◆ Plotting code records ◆
□ □ □

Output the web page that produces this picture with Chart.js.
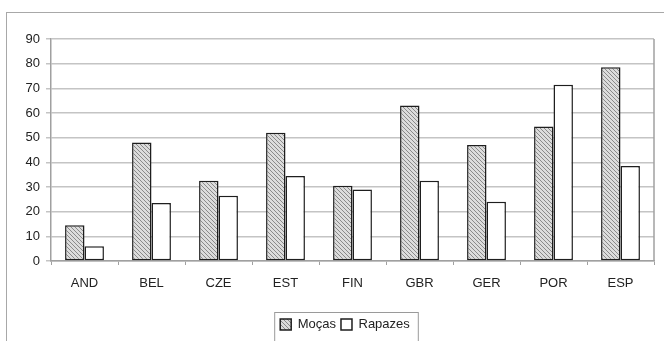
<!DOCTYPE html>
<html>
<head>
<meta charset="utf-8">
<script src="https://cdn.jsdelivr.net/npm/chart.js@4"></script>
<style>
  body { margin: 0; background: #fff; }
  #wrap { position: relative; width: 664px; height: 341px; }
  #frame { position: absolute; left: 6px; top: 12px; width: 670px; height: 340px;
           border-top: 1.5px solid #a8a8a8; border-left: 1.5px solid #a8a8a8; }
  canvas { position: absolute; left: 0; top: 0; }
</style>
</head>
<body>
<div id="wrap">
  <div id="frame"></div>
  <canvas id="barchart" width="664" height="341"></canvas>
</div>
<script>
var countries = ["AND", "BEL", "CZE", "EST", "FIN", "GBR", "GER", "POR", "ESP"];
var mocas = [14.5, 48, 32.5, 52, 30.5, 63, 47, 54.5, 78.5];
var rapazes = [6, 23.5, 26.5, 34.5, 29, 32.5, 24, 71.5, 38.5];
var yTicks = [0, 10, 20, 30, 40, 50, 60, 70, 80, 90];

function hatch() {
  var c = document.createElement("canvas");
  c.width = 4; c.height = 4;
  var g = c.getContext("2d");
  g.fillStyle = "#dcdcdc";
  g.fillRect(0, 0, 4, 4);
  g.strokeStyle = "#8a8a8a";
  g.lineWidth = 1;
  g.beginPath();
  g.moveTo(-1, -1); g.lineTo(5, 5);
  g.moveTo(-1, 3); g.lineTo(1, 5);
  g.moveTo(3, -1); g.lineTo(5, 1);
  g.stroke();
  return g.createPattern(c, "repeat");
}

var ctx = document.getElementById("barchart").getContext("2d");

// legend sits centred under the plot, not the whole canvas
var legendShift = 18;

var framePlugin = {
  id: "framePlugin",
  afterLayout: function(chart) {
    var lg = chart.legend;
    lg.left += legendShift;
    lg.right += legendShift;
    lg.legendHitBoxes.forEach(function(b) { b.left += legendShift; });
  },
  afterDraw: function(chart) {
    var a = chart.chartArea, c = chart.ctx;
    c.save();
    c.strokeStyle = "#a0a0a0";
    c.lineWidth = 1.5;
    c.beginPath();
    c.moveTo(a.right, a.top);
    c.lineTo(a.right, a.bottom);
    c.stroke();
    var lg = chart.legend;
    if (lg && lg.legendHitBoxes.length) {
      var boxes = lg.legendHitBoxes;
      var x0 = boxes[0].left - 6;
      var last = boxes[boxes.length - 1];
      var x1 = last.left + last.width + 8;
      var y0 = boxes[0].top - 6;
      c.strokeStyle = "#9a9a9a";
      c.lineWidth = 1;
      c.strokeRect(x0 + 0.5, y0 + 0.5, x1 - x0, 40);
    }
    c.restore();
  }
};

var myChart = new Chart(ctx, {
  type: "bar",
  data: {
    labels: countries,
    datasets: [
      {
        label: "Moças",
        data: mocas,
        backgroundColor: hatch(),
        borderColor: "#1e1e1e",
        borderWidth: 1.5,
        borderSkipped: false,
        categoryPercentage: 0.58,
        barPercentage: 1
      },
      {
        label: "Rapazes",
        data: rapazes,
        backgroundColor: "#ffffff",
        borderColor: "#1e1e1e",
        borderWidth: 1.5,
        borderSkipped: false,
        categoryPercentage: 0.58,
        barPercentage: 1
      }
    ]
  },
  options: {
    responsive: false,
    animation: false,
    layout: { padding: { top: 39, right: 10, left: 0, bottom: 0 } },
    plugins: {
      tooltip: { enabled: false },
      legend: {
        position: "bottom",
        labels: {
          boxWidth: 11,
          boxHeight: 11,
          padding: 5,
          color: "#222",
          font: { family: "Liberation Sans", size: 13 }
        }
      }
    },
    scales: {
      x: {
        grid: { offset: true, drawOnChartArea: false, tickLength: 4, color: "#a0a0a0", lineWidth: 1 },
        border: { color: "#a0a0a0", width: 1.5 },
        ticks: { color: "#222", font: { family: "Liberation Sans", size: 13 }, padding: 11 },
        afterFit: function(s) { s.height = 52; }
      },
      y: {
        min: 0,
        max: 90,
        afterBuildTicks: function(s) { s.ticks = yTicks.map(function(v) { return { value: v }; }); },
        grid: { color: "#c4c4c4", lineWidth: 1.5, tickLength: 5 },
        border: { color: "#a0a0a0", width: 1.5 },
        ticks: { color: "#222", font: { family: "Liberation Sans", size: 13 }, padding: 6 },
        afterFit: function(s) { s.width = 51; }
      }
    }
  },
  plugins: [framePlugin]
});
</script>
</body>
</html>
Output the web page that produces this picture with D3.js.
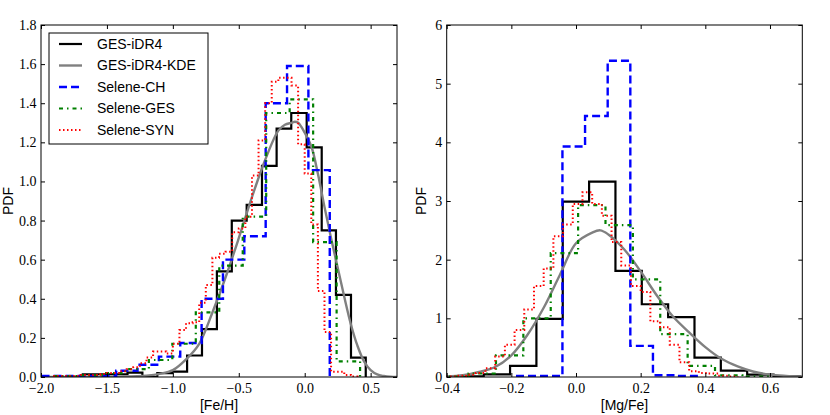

□ □ □

◆ EXERCISE ◆
Output the records above as they stand, from the first line to the line with "var legendShift = 18;", inclusive, and exclude the pictures.

◆ WORKED ANSWER ◆
Output the web page that produces this picture with Chart.js.
<!DOCTYPE html>
<html>
<head>
<meta charset="utf-8">
<script src="https://cdn.jsdelivr.net/npm/chart.js@4"></script>
<style>
  body { margin: 0; background: #fff; }
  #wrap { position: relative; width: 664px; height: 341px; }
  #frame { position: absolute; left: 6px; top: 12px; width: 670px; height: 340px;
           border-top: 1.5px solid #a8a8a8; border-left: 1.5px solid #a8a8a8; }
  canvas { position: absolute; left: 0; top: 0; }
</style>
</head>
<body>
<div id="wrap">
  <div id="frame"></div>
  <canvas id="barchart" width="664" height="341"></canvas>
</div>
<script>
var countries = ["AND", "BEL", "CZE", "EST", "FIN", "GBR", "GER", "POR", "ESP"];
var mocas = [14.5, 48, 32.5, 52, 30.5, 63, 47, 54.5, 78.5];
var rapazes = [6, 23.5, 26.5, 34.5, 29, 32.5, 24, 71.5, 38.5];
var yTicks = [0, 10, 20, 30, 40, 50, 60, 70, 80, 90];

function hatch() {
  var c = document.createElement("canvas");
  c.width = 4; c.height = 4;
  var g = c.getContext("2d");
  g.fillStyle = "#dcdcdc";
  g.fillRect(0, 0, 4, 4);
  g.strokeStyle = "#8a8a8a";
  g.lineWidth = 1;
  g.beginPath();
  g.moveTo(-1, -1); g.lineTo(5, 5);
  g.moveTo(-1, 3); g.lineTo(1, 5);
  g.moveTo(3, -1); g.lineTo(5, 1);
  g.stroke();
  return g.createPattern(c, "repeat");
}

var ctx = document.getElementById("barchart").getContext("2d");

// legend sits centred under the plot, not the whole canvas
var legendShift = 18;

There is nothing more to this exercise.